Single by Within Temptation

from the album Enter
- B-side: "Pearls of Light"
- Released: 7 April 1997
- Genre: Gothic metal
- Length: 6:09 (album version); 4:40 (single version);
- Label: DSFA
- Songwriter(s): Robert Westerholt; Martijn Westerholt; Sharon den Adel;

Within Temptation singles chronology
|  | "Restless" (1997) | "Our Farewell" (2001) |

= Restless (Within Temptation song) =

"Restless" is the debut single by Dutch symphonic metal band Within Temptation. It is taken as the first and only single from their debut album Enter. Although the song was released as a single, it never entered the charts, just like their following single, "Our Farewell". There was no promotional video for the single.

== Track listing ==

CD single and U.S. iTunes Store single
| No. | Title | Length |
|---|---|---|
| 1. | "Restless" (single version) | 4:41 |
| 2. | "Restless" (classical version) | 5:39 |
| 3. | "Pearls of Light" (album version) | 5:15 |
| Total length: |  | 15:35 |

== Versions ==
The song re-appeared as a shortened remix on the band's The Dance (EP).

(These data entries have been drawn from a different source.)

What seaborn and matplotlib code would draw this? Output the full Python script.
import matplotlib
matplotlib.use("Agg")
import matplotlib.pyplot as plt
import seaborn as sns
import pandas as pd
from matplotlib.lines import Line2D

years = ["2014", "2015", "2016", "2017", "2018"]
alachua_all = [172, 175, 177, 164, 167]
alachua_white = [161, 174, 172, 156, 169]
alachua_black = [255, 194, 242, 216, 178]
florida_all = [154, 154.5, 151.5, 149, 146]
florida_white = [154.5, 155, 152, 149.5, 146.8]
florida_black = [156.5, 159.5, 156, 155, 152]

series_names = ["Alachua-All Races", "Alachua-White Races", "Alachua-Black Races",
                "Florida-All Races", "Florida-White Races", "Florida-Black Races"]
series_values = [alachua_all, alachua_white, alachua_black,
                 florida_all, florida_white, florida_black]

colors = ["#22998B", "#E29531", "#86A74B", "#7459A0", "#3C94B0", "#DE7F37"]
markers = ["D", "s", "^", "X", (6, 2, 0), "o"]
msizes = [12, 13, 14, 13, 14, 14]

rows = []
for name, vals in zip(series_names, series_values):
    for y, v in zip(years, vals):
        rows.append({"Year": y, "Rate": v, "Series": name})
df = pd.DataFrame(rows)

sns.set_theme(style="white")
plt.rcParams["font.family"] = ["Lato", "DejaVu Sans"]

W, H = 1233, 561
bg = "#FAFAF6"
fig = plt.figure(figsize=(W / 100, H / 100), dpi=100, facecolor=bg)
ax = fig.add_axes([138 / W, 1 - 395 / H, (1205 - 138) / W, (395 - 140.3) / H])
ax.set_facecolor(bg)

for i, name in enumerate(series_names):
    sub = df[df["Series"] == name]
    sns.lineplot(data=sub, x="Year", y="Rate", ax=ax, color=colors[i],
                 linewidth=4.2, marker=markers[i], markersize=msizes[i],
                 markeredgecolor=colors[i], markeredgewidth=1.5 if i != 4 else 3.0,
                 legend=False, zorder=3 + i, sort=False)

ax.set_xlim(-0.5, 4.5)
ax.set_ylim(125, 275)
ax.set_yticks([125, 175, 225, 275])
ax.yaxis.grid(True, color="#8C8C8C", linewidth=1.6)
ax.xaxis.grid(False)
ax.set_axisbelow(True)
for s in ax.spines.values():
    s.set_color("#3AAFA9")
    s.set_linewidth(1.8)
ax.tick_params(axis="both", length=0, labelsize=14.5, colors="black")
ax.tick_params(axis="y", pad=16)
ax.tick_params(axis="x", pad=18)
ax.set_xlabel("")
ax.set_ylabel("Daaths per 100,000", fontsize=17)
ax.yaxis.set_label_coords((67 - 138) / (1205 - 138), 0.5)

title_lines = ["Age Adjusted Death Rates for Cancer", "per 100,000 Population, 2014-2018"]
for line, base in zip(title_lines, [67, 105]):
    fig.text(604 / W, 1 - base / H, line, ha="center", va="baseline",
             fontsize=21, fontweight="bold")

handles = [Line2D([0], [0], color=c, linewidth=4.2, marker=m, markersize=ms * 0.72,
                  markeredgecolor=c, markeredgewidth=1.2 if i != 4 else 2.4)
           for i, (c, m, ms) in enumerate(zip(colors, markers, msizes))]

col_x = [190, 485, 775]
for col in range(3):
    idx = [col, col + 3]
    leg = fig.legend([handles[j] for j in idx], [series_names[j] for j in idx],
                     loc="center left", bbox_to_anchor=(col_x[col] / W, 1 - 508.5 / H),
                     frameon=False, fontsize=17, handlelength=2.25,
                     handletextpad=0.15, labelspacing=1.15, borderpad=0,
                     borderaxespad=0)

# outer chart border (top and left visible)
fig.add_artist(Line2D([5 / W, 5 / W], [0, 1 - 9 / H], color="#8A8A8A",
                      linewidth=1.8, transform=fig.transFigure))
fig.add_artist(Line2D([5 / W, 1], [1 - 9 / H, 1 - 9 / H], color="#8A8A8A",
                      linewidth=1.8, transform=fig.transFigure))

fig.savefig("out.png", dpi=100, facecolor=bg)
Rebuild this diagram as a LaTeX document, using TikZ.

The single version can also be found as a bonus track on the German (2003) and UK (2004) re-releases of the album Mother Earth, while the classical version can be found on the special digipak version of the album.

== Live performance ==
Like the other songs from the album Enter, "Restless" isn't performed regularly by the band. A regular live performance can be found on the DVD and bonus CD of Mother Earth Tour. A live performance in a special acoustic setting with cello at their gig at the Beursgebouw in Eindhoven was released on DVD with Black Symphony (2008) and on CD as a B-side for the band's single "Utopia" (2009). It's also played during the Sanctuary Tour (2012).